I projects take place all the time in most organizations. They are a source of potential candidates for real DMAIC projects. Belts in search of good projects might ask around to determine if I projects are underway so they can inquire about what they are hoping to accomplish. However, since I projects are often unrelated to real opportunities, the Belt should guard against spending too much time trying to make these sow’s ears into silk purses.
It’s surprising how often teams neglect the Control phase. I believe this is because they believe that the improved results speak for themselves and only a fool would go back to the old way of doing things. However, this isn’t the case. People and situations change constantly and processes that are not documented morph as time goes by. The new guy or gal may not appreciate why something is done in a particular way, and without the constraint of a documented procedure or policy they’ll feel free to do it a different way. If they are new, they may not remember that things were worse in the past. One way or another, a project that ignores the Control phase runs the very real risk of being undone in the future.
Partial C projects
Here the team completes the DMAIC cycle and disbands, happy in the knowledge that they did everything they were supposed to do to make changes for the better. However, they neglect to follow up at a future date to assure that the changes achieved the desired results long-term. They also didn’t determine if the Control plan they gave the new process owner is being followed and, if it is being followed, if it actually works. Part of any Control plan should be to drop in from time to time to check on things, and to reopen the project if things aren’t working out.
Here the team skips the Measure phase. They trust the data implicitly and don’t do historical research to establish the current state or drill down to CTQs. They define the problem and treat the drivers as if they were the root causes. They perform analysis of the impact of the high level drivers on the process outcomes, assuming that their untested theories of cause and effect are correct.

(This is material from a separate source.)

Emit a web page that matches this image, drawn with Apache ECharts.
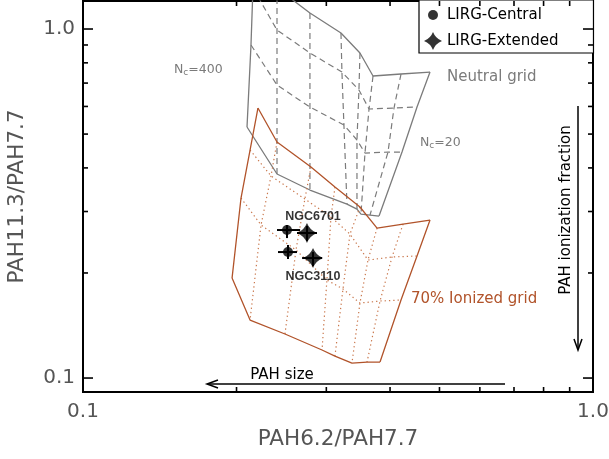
<!DOCTYPE html>
<html>
<head>
<meta charset="utf-8">
<script src="https://cdn.jsdelivr.net/npm/echarts@6/dist/echarts.min.js"></script>
<style>
  html, body { margin: 0; padding: 0; background: #fff; }
  #chart { width: 609px; height: 459px; }
</style>
</head>
<body>
<div id="chart"></div>
<script>
// ---- Axis ranges and ticks (both axes logarithmic) ----
const X_MIN = 0.1, X_MAX = 1.0;
const Y_MIN = 0.0912, Y_MAX = 1.203;
const majorTicks = [0.1, 1.0];
const majorTickLabels = ['0.1', '1.0'];
const minorTicks = [0.2, 0.3, 0.4, 0.5, 0.6, 0.7, 0.8, 0.9];

// ---- Model grids: rows (top to bottom) of nodes, one node per PAH size column (Nc = 400 ... 20) ----
const neutralGrid = [
  [[0.2164, 1.476], [0.2401, 1.311], [0.2786, 1.111], [0.3205, 0.9739], [0.3492, 0.8535], [0.3704, 0.7334], [0.4203, 0.7431], [0.4791, 0.7528]],
  [[0.2154, 1.311], [0.2401, 0.9934], [0.2786, 0.8535], [0.3219, 0.7528], [0.3476, 0.6688], [0.3638, 0.5899], [0.4072, 0.5938], [0.4518, 0.5977]],
  [[0.2135, 0.9000], [0.2401, 0.6910], [0.2786, 0.5977], [0.3248, 0.5308], [0.3445, 0.4808], [0.3572, 0.4412], [0.3963, 0.4441], [0.4222, 0.4441]],
  [[0.2097, 0.5239], [0.2401, 0.3842], [0.2786, 0.3457], [0.3293, 0.3151], [0.3445, 0.3049], [0.3508, 0.2950], [0.3654, 0.2931], [0.3806, 0.2912]]
];
const ionizedGrid = [
  [[0.2203, 0.5938], [0.2401, 0.4745], [0.2799, 0.4023], [0.3119, 0.3526], [0.3492, 0.3090], [0.3772, 0.2690], [0.4242, 0.2762], [0.4791, 0.2836]],
  [[0.2126, 0.4500], [0.2337, 0.3792], [0.2723, 0.3258], [0.3064, 0.2893], [0.3338, 0.2585], [0.3621, 0.2178], [0.4036, 0.2222], [0.4518, 0.2237]],
  [[0.2041, 0.3279], [0.2234, 0.2745], [0.2616, 0.2327], [0.3008, 0.1909], [0.3234, 0.1799], [0.3492, 0.1640], [0.3823, 0.1662], [0.4203, 0.1673]],
  [[0.1960, 0.1934], [0.2126, 0.1466], [0.2489, 0.1337], [0.2942, 0.1203], [0.3119, 0.1156], [0.3368, 0.1104], [0.3605, 0.1111], [0.3823, 0.1111]]
];

// ---- Galaxy measurements ----
const galaxyNames = ['NGC6701', 'NGC3110'];
const centralX = [0.2512, 0.2523];
const centralY = [0.2655, 0.2296];
const centralXErr = [[0.2401, 0.2665], [0.2412, 0.2628]];
const centralYErr = [[0.2518, 0.2745], [0.2193, 0.2405]];
const extendedX = [0.2749, 0.2825];
const extendedY = [0.2603, 0.2207];
const extendedXErr = [[0.2628, 0.2876], [0.2689, 0.2942]];
const extendedYErr = [[0.2469, 0.2727], [0.2094, 0.2296]];

// ---- Styling ----
const FONT = 'DejaVu Sans';
const GRAY = '#7b7b7b';
const BROWN = '#b1532a';
const BROWN_LIGHT = '#c9774c';
const STAR = 'path://M0,-10 Q2.8,-2.8 10,0 Q2.8,2.8 0,10 Q-2.8,2.8 -10,0 Q-2.8,-2.8 0,-10 Z';
const LEGEND_DOT = 'path://M0,0M18,18M4,9A5,5,0,1,1,14,9A5,5,0,1,1,4,9Z';

function polyline(points, lineStyle) {
  return {
    type: 'line', data: points, symbol: 'none', showSymbol: false,
    silent: true, animation: false, clip: true, z: 2, lineStyle: lineStyle
  };
}

// Interior rows/columns first, outline drawn on top of them
function gridSeries(nodes, outline, inner) {
  const innerList = [], outerList = [];
  const nRows = nodes.length, nCols = nodes[0].length;
  for (let r = 0; r < nRows; r++) {
    const edge = r === 0 || r === nRows - 1;
    (edge ? outerList : innerList).push(polyline(nodes[r], edge ? outline : inner));
  }
  for (let c = 0; c < nCols; c++) {
    const edge = c === 0 || c === nCols - 1;
    const col = nodes.map(row => row[c]);
    (edge ? outerList : innerList).push(polyline(col, edge ? outline : inner));
  }
  return innerList.concat(outerList);
}

function sameValue(a, b) {
  return Math.abs(Math.log10(a) - Math.log10(b)) < 1e-6;
}
function tickLabel(v) {
  for (let i = 0; i < majorTicks.length; i++) {
    if (sameValue(v, majorTicks[i])) return majorTickLabels[i];
  }
  return '';
}

const chart = echarts.init(document.getElementById('chart'), null, { renderer: 'canvas' });

const series = [];
series.push(...gridSeries(neutralGrid,
  { color: GRAY, width: 1.3, type: 'solid' },
  { color: GRAY, width: 1.2, type: [6, 4] }));
series.push(...gridSeries(ionizedGrid,
  { color: BROWN, width: 1.3, type: 'solid' },
  { color: BROWN_LIGHT, width: 1.2, type: [1.3, 3] }));

// Frame tick marks, drawn inward on all four sides
series.push({
  type: 'custom', silent: true, animation: false, clip: false, z: 6,
  data: minorTicks.map(v => [v, v, 5]).concat(majorTicks.map(v => [v, v, 10])),
  renderItem: function (params, api) {
    const cs = params.coordSys;
    const v = api.value(0);
    const len = api.value(2);
    const style = { stroke: '#000', lineWidth: 1.6 };
    const children = [];
    const y = api.coord([X_MIN, v])[1];
    children.push({ type: 'line', shape: { x1: cs.x, y1: y, x2: cs.x + len, y2: y }, style: style });
    children.push({ type: 'line', shape: { x1: cs.x + cs.width, y1: y, x2: cs.x + cs.width - len, y2: y }, style: style });
    if (len < 10) {
      const x = api.coord([v, Y_MIN])[0];
      children.push({ type: 'line', shape: { x1: x, y1: cs.y + cs.height, x2: x, y2: cs.y + cs.height - len }, style: style });
      children.push({ type: 'line', shape: { x1: x, y1: cs.y, x2: x, y2: cs.y + len }, style: style });
    }
    return { type: 'group', children: children };
  }
});

// Error bars for both apertures
const errData = centralX.map((x, i) => [x, centralY[i], centralXErr[i][0], centralXErr[i][1], centralYErr[i][0], centralYErr[i][1]])
  .concat(extendedX.map((x, i) => [x, extendedY[i], extendedXErr[i][0], extendedXErr[i][1], extendedYErr[i][0], extendedYErr[i][1]]));
series.push({
  type: 'custom', silent: true, animation: false, z: 8,
  encode: { x: 0, y: 1 },
  data: errData,
  renderItem: function (params, api) {
    const x = api.value(0), y = api.value(1);
    const l = api.coord([api.value(2), y]);
    const r = api.coord([api.value(3), y]);
    const b = api.coord([x, api.value(4)]);
    const t = api.coord([x, api.value(5)]);
    const style = { stroke: '#000', lineWidth: 2 };
    return {
      type: 'group', children: [
        { type: 'line', shape: { x1: l[0], y1: l[1], x2: r[0], y2: r[1] }, style: style },
        { type: 'line', shape: { x1: b[0], y1: b[1], x2: t[0], y2: t[1] }, style: style }
      ]
    };
  }
});

const labelOffsets = [[26, -13], [25, 24]];
series.push({
  name: 'LIRG-Central', type: 'scatter', symbol: 'circle', symbolSize: 10,
  itemStyle: { color: '#000' }, z: 10, animation: false,
  data: centralX.map((x, i) => ({
    value: [x, centralY[i]],
    label: {
      show: true, formatter: galaxyNames[i], position: 'inside', offset: labelOffsets[i],
      color: '#000', fontFamily: 'Liberation Sans', fontSize: 12.5, fontWeight: 'bold'
    }
  }))
});
series.push({
  name: 'LIRG-Extended', type: 'scatter', symbol: STAR, symbolSize: 20,
  itemStyle: { color: '#000' }, z: 10, animation: false,
  data: extendedX.map((x, i) => [x, extendedY[i]])
});

const tickFont = { color: '#555', fontFamily: FONT, fontSize: 20 };
const titleFont = { color: '#555', fontFamily: FONT, fontSize: 21.5 };

const subRich = {
  a: { fontFamily: FONT, fontSize: 12.5, fill: GRAY, lineHeight: 14, verticalAlign: 'top' },
  b: { fontFamily: FONT, fontSize: 9, fill: GRAY, lineHeight: 14, verticalAlign: 'bottom' }
};

const option = {
  animation: false,
  backgroundColor: '#fff',
  grid: {
    left: 83, right: 16, top: 1, bottom: 67,
    show: true, borderColor: '#000', borderWidth: 2, backgroundColor: 'transparent',
    outerBoundsMode: 'none'
  },
  xAxis: {
    type: 'log', logBase: 10, min: X_MIN, max: X_MAX,
    axisLine: { show: false }, axisTick: { show: false }, splitLine: { show: false },
    axisLabel: Object.assign({ formatter: tickLabel, margin: 10, showMinLabel: true, showMaxLabel: true }, tickFont),
    name: 'PAH6.2/PAH7.7', nameLocation: 'middle', nameGap: 36,
    nameTextStyle: titleFont
  },
  yAxis: {
    type: 'log', logBase: 10, min: Y_MIN, max: Y_MAX,
    axisLine: { show: false }, axisTick: { show: false }, splitLine: { show: false },
    axisLabel: Object.assign({ formatter: tickLabel, margin: 8 }, tickFont),
    name: 'PAH11.3/PAH7.7', nameLocation: 'middle', nameGap: 55, nameRotate: 90,
    nameTextStyle: titleFont
  },
  legend: {
    left: 419, top: 0, orient: 'vertical',
    padding: [6, 35, 3, 5], itemGap: 8, itemWidth: 18, itemHeight: 18,
    borderColor: '#000', borderWidth: 1.2, backgroundColor: '#fff',
    selectedMode: false,
    textStyle: { color: '#000', fontFamily: FONT, fontSize: 15 },
    data: [
      { name: 'LIRG-Central', icon: LEGEND_DOT },
      { name: 'LIRG-Extended', icon: STAR }
    ]
  },
  graphic: [
    {
      type: 'text', x: 174, y: 70, silent: true,
      style: { text: '{a|N}{b|c}{a|=400}', verticalAlign: 'middle', align: 'left', fill: GRAY, rich: subRich }
    },
    {
      type: 'text', x: 420, y: 143, silent: true,
      style: { text: '{a|N}{b|c}{a|=20}', verticalAlign: 'middle', align: 'left', fill: GRAY, rich: subRich }
    },
    {
      type: 'text', x: 447, y: 77, silent: true,
      style: { text: 'Neutral grid', font: '15px "DejaVu Sans"', fill: GRAY, align: 'left', verticalAlign: 'middle' }
    },
    {
      type: 'text', x: 411, y: 299, silent: true,
      style: { text: '70% Ionized grid', font: '15px "DejaVu Sans"', fill: BROWN, align: 'left', verticalAlign: 'middle' }
    },
    {
      type: 'text', x: 566, y: 210, rotation: Math.PI / 2, silent: true,
      style: { text: 'PAH ionization fraction', font: '15px "DejaVu Sans"', fill: '#000', align: 'center', verticalAlign: 'middle' }
    },
    {
      type: 'line', silent: true,
      shape: { x1: 578, y1: 106, x2: 578, y2: 349 }, style: { stroke: '#000', lineWidth: 1.5 }
    },
    {
      type: 'polyline', silent: true,
      shape: { points: [[574, 339], [578, 350], [582, 339]] }, style: { stroke: '#000', lineWidth: 1.5, fill: null }
    },
    {
      type: 'text', x: 282, y: 375, silent: true,
      style: { text: 'PAH size', font: '15px "DejaVu Sans"', fill: '#000', align: 'center', verticalAlign: 'middle' }
    },
    {
      type: 'line', silent: true,
      shape: { x1: 505, y1: 384, x2: 208, y2: 384 }, style: { stroke: '#000', lineWidth: 1.5 }
    },
    {
      type: 'polyline', silent: true,
      shape: { points: [[218, 380], [207, 384], [218, 388]] }, style: { stroke: '#000', lineWidth: 1.5, fill: null }
    }
  ],
  series: series
};

chart.setOption(option);
</script>
</body>
</html>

The problem here is that without a historical baseline there is no way of knowing if things got better or not. There are also a great many missing drill down steps, making it difficult to identify exactly how to make an impact. For example, one might wish to improve the performance of their sales team, so they have a contest to increase the incentives for their sales people. Perhaps sales do increase. But sales are the result of a process. The process includes the number of leads obtained, how qualified the leads are, how the leads are contacted, how the leads are informed about the offerings, etc. etc.. When this drill-down is skipped the team is likely to leave a great many improvement opportunities unexplored.
Other Ways to Go Astray
There are many other ways in which a project can fail, such as:
- Project not linked to a business opportunity recognized by the leadership
- Project does not address a business priority. I.e., “We have more important things to do at this time.”
- Desired future state is not known. “I don’t like the way things are.”
- No project leadership from sponsor. Figurehead sponsorship.
Many Six Sigma project do not go wrong, of course. And many great projects are not Six Sigma projects. But being aware how project can go wrong can provide guidance to help you avoid going wrong in the first place.